Data sources include:
- Website data: JavaScript code on a website monitors browser events. When a visitor takes an action, the JS code creates a payload and sends it to the tracker component.
- Mobile application data: This typically uses an SDK capable of collecting first-party application data, including user identification data, profile attributes, and behavioural data. User behaviour events correspond to specific actions inside mobile apps. Data sent from an SDK is collected by the tracker component.
Data Integration
Multiple data sources can be incorporated into a CDP or DMP infrastructure:
- First-party data integration: Includes data collected by a tracker and data from other internal platforms.
- Second-party data integration: Data collected via integrations with data vendors (e.g., credit reporting companies), which can be used to enrich profile information.
- Third-party data integration: Typically via third-party trackers, such as pixels and scripts on websites and SDKs in mobile apps.
The Number of Profiles
Knowing the number of profiles that will be stored in a CDP or DMP is crucial for determining the appropriate database type for profile storage.

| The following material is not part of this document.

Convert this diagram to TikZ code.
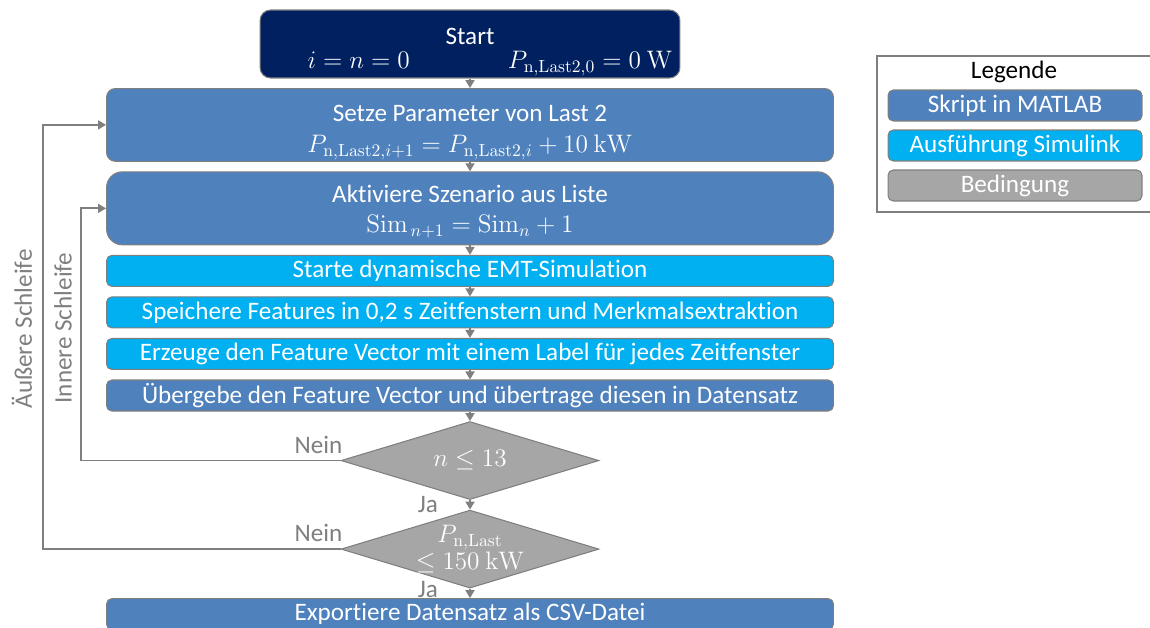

The profile database is responsible for identity resolution, which plays a central role in profile merging and proper segment assignment — making it one of the most important components of any CDP or DMP infrastructure.
Data Extraction and Discovery
A common use case for both CDPs and DMPs is providing data scientists with a reliable interface to a common source of normalized data.
A cleaned and deduplicated data source is a highly valuable input that can be used to further prepare data for machine-learning purposes. This preparation often requires creating a data lake where data is transformed and encoded into a form that machines can interpret.
Common data transformation types include:
- OneHotEncoder
- Hashing
- LeaveOneOut
- Target
- Ordinal (Integer)
- Binary
Selecting the right data transformation type and designing a sound data pipeline for machine learning typically requires collaboration between the development team and data scientists who analyze the data and define the machine-learning requirements.
Machine learning can also be applied to create event-prediction models, generate clustering and classification jobs, and aggregate and transform data. This can reveal patterns that are not immediately visible to a human analyst, but become clear after applying a transformation (such as a hyperplane transformation).
Segments
The types of segments a CDP or DMP needs to support will also influence the infrastructure design.
Segment types generally include:
- Attribute-based segments: Demographic data, location, device type, etc.
- Behavioural segments: Based on events (e.g., clicking a link in an email) and the frequency of those actions (e.g., visiting a web page at least three times a month).
- Machine learning–based segments:
- Lookalike / affinity: The goal of lookalike/affinity modelling is to support audience extension. The approach can be based on a variety of inputs and driven by similar objective functions. In practice, this creates a self-improving loop: profiles with high conversion rates are identified, affinity audiences are built from them, those audiences generate more conversions, and the cycle continues.
- Predictive: The goal of predictive targeting is to use available information to estimate the probability of an interesting event — such as a purchase or app installation — and target only the profiles with a high predicted likelihood.
Technical Requirements and Challenges When Building a Data Lake
Building a data lake comes with its own set of challenges:
- Combining multiple data sources to generate useful insights is difficult. IDs are typically required to bind different data sources together, but those IDs are often missing or simply don't match across sources.
- It's often unclear what data is actually present in a given data source. Sometimes even the data owner isn't certain what is contained within it.
- Data cleanup and reprocessing must be possible in the event of an ETL pipeline failure, which will occur at some point. This needs to be handled either manually or automatically. Databricks Delta Lake provides an automatic solution since its delta tables comply with ACID properties. AWS is also implementing ACID transactions in one of its solutions (governed tables), though at the time of writing this is only available in one region.
In the first step of processing, data is extracted and loaded into the raw stage. After this initial stage, multiple subsequent data lake stages are typically available depending on the use case.
The second step usually carries out data transformations such as deduplication, normalization, column prioritization, and merging. Further steps perform additional transformation layers — for example, business-level aggregations needed by the data science team or for reporting purposes.
By combining AWS components such as Amazon Lake Formation — which uses the well-known S3 storage mechanism — with Amazon Glue or Amazon EMR for ETL pipeline processing, it's possible to create a centralized, curated, and secured data repository.
On top of Amazon Lake Formation, Amazon Athena provides a common interface that can be used across multiple infrastructure components and offers a unified data access method to the lake.
Using IAM security methods adds an additional layer of access-level controls to the data lake. When a data lake is properly designed, data access can also be optimized for cost efficiency. The final aggregate level means required operations can be run just once during the ETL pipeline when needed, rather than repeatedly at query time.
Example Architecture: Building a CDP, DMP, and Data Lake
A complete implementation walkthrough covers the following areas:
- A list of the main features of a CDP/DMP and data lake.
- An example of the architecture setup on AWS.
- The request flows.
- The Amazon Web Services components involved.
- A cost-level analysis of the different components.
- Important implementation considerations.
The general architectural pattern involves a data collection layer feeding raw data into a lake, followed by staged transformation pipelines that normalize and enrich the data, with the processed output then made available to a CDP or DMP layer for audience creation, segmentation, and analytics. Choosing the right storage format, transformation tooling, and access controls at each stage will have a significant impact on both performance and operating costs as data volumes grow.